Capitalism is Opposed to Human Happiness Debate, Volume 2
What Happened to my post?
Here it is again:
To Andy Carloff / aka CNT-FAI Radical:
I love your posts, except for their length (I guess I'm not an avid reader/scholar).
I agree that uneven negotiating power of participants is a problem, in that it results in distributions which are not based on productivity or birth right and are not inherently fair. I also think that if everyone owned a reasonable share of the means of production, the uneven negotiating power would be ameliorated, in that even if a worker does not receive his proper wage, at least he would benefit from sharing in the resulting dividends. Of course, that all depends on the actual numbers, not whether they are wages or dividends. However, I believe workers would do better to negotiate for more dividends, for a bigger share of real income, then for more wages, which might not be supportable in a given economy.
The terms "socialism" (and also "capitalism", for that matter) is really too broad to actually describe any real solution or economic system. For example, is the following solution socialist or capitalist:
There's no government as we know it. Instead, there is a private land-owning corporation, owned by its share holders. As any landlord in a capitalist economy, the corporation derives its income by collecting rent. As any landlord in a capitalist economy, they can decide who to allow on their land, and under what conditions, and they can employ a security service to guard and police their property, and even physically remove a trespasser. And they can institute rules that apply to occupants of the land.
However, unlike most or all such corporations today, this corporation has the following rules regarding share holding:
1. Only real persons can become share holders.
2. Any real person who comes of age (say 20) on this land is issued a predetermined minimal number of shares. And
3. There's a maximum on the number of shares each person can own.
Depending on the a.m. minimum and maximum shares, is this socialist, or a variation on typical capitalist corporations? Or both...
Regardless of the label, could this be the framework for a solution that would address your concerns?
In the end its just a redistribution of wealth, no matter how you call it. Every person with a saving account is a shareholder.
And no sane person on this planet would deny that redistribution is necessary to some extent.
Exactly. But the point here is that this can arguably be done or implemented within a so-called "capitalist" frame-work, so I don't think capitalism per-se is "Opposed to Human Happiness". And also, using these broad labels of "Capitalism" and "Socialism" can be misleading.

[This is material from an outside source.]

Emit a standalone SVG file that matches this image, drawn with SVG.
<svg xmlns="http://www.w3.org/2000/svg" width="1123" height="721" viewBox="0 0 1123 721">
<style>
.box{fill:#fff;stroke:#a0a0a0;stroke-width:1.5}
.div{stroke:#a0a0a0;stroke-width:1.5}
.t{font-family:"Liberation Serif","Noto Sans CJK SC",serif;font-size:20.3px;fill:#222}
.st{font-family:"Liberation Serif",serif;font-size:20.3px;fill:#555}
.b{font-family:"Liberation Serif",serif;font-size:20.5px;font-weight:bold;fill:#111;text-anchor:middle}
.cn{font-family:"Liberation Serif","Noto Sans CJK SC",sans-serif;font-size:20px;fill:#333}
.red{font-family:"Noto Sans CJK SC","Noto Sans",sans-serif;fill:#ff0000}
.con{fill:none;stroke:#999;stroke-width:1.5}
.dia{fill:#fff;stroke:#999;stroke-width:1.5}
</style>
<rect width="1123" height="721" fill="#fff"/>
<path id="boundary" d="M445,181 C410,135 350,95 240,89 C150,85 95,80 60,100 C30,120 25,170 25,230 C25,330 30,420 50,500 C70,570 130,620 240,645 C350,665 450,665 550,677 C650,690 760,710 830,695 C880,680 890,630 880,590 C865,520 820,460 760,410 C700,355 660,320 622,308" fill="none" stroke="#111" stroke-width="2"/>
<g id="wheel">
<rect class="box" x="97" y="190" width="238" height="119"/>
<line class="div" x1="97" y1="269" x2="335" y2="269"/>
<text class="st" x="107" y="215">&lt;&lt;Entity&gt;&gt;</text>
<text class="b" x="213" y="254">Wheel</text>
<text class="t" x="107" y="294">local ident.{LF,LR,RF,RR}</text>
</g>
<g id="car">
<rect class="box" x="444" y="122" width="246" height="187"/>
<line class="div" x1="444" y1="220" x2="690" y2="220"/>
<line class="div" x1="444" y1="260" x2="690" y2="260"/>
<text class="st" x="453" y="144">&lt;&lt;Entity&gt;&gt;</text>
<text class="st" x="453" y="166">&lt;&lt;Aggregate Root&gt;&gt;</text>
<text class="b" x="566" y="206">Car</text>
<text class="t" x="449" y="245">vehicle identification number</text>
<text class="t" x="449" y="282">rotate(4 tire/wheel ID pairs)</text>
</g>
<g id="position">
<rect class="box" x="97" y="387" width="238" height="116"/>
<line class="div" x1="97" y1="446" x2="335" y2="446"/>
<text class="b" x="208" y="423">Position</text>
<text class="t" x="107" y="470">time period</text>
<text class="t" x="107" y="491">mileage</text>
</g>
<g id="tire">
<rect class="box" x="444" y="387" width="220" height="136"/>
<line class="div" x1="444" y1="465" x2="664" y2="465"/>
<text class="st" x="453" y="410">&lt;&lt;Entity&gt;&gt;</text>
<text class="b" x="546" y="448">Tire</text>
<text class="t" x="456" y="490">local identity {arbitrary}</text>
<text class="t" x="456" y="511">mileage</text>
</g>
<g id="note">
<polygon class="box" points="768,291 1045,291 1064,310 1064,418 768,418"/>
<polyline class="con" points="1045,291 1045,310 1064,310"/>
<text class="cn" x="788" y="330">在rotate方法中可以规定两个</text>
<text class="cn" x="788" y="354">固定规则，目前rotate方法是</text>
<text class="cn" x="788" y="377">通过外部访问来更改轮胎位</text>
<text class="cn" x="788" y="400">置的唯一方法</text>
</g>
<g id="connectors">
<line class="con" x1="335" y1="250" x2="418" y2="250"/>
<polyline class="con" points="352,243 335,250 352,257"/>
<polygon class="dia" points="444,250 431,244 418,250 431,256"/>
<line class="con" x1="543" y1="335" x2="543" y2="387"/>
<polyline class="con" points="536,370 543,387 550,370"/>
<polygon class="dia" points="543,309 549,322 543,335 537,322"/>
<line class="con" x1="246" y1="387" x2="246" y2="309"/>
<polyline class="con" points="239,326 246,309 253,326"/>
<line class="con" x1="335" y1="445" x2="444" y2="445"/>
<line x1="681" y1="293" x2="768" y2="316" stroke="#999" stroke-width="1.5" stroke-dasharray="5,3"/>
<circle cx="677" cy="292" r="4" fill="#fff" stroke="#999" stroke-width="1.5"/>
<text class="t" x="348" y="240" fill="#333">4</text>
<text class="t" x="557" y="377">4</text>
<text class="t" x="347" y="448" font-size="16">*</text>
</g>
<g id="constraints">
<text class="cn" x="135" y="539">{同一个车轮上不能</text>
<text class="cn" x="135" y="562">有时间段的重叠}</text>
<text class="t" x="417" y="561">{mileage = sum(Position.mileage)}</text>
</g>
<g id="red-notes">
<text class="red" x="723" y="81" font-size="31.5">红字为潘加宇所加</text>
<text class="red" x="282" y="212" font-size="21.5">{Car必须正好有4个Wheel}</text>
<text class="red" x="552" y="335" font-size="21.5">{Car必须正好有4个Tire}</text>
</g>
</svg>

If you look at history you see capitalism has done far more of the opposite.
In N Korea where there is no capitalism you have people starving to death and having anesthesia free amputations. Yikes!
Cuba is a slum.
Russia went bankrupt.
Free market systems have never had famines where it killed millions like controlled markets have.
Then you have the fantastic growth in China thanks to allowing more capitalism.

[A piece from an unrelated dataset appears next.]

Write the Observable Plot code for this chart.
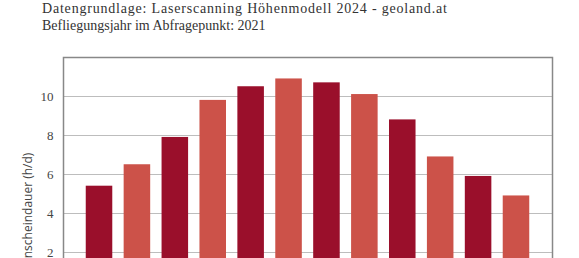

The breakdown of racial barriers with the advancement of freer trade.
The list goes on.
Sounds like capitalism does more than any other system we know to date!
The aspect your original post concentrated on was "inequality of bargaining power between the Capitalist and the laborer". It's not clear how you understand the term "bargaining power", but yes, something undesirable like that may indeed happen, it generally will appear in the context of a monopoly, or oligopoly, rather than a competitive market (and you seem to understand the concept similarly, because you say "majority of these tools are possessed by a very few").
Your solution - socialism, at least one standard implementation of it - is to create one big national "corporation" and make every citizen a "shareholder". But now you have an actual monopoly and that makes the "bargaining power" problem only worse. You seem to think that making the decision process democratic (or however it happens in your version of socialism) makes the problem disappear - no, it makes it worse, since you now have an unbreakable monopoly.
There is only one employer to choose from, so a worker has very little bargaining power. He can't switch to a competitor. Whether the worker also happens to be a shareholder doesn't matter. I'm also a shareholder of my employer, that doesn't give me any special treatment regarding my employment. Employment is based on business efficiency, not on who's a shareholder and who isn't. I rely on competition between employers.
You're hoping that by making ownership public and putting everybody on equal footing, you solve the problem. No, you create a situation where basically everybody exploits everybody and everybody ends up poor, since labor is globally mis-priced and mis-allocated, since there is no competition at all.
If you believe the labor market in a given country is not competitive enough, you should be going the opposite way - making sure it is more competitive. Open international borders for employers, reduce restrictions for people starting new businesses, etc.